The Company has a "natural" hedge in that while it is a seller of natural
gas, it also purchases natural gas in connection with its gas processing
operations (such purchases equal approximately one-third of gas sales). Largely
because of this hedge, the Company only infrequently enters into hedging
activities to manage its exposure to price fluctuations. The Company does not
hold or issue derivative instruments for trading purposes. It had no open
hedging positions at July 31, 1999, and its hedging activity during the last
three years was not significant.
The Company's exposure to changing interest rates is limited since almost
80% of its outstanding debt at July 31, 1999 consisted of senior notes with
fixed interest rates.
YEAR 2000 ISSUE. Like others, the Company is facing computer systems problems
caused by the approaching turn of the century, which has been dubbed the "Year
2000 problem." In addition to affecting mainframe and mid-range computer
systems, this problem potentially impacts computer chips integrated into
security, plant automation and pipeline control systems. Beginning in late
1996, the Company conducted a study to determine the Year 2000 readiness of its
mainframe and mid-range financial and operating systems and established a
timetable for reprogramming, replacing and testing these systems to see that
they properly recognize dates subsequent to December 31, 1999. This work now
has been substantially completed. Since this work was accomplished principally
by reallocating internal resources, the Company did not incur incremental costs
that significantly impacted its results of operations or cash flows. Through
July 31, 1999, third party costs totaling $670,000 had been incurred in this
regard out of total estimated costs of less than $800,000.

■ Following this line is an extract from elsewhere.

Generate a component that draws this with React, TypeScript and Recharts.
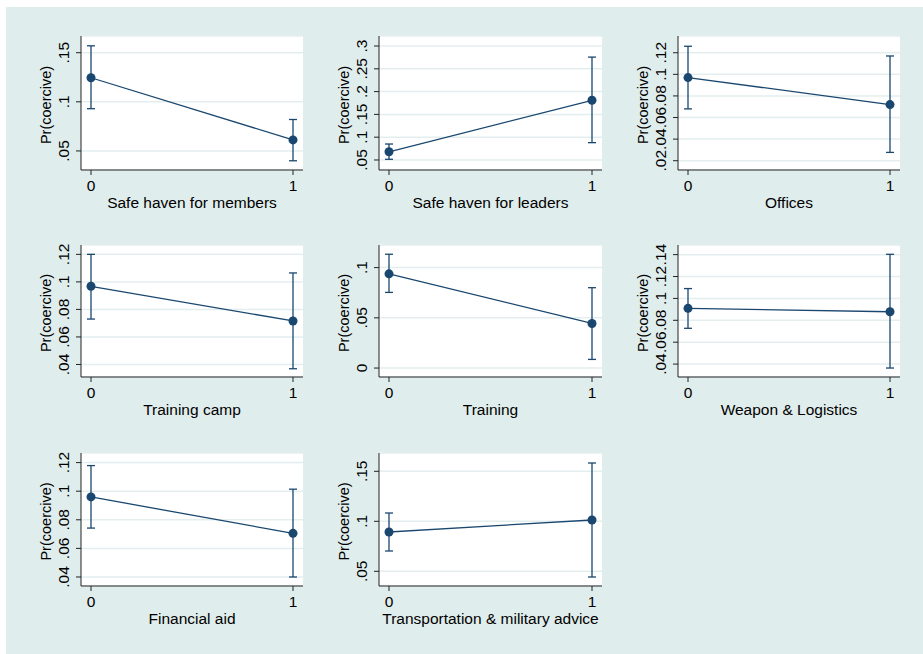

During August 1998, the Company completed an inventory of embedded chips
integrated into its security, plant automation and pipeline control systems. As
part of this process, the Company ranked the facilities containing embedded
chips in order of importance and contacted equipment vendors to determine the
steps necessary to make the equipment in which they are installed capable of
operating properly after December 31, 1999. Testing of the facilities
categorized as important essentially has been completed, and needed upgrades
are scheduled to be completed by October 31, 1999. Third party costs generally
are not being incurred in connection with these efforts.
Through communications with industry partners and others, the Company is
also evaluating the risks presented by potential Year 2000 non-compliance of
third parties. Since such risks vary substantially, companies are being
contacted based on the estimated magnitude of the risk posed to the Company by
their potential Year 2000 non-readiness. The Company is currently not aware of
any situations where material disruptions of its business activities are likely
because of the Year 2000 non-readiness of third parties.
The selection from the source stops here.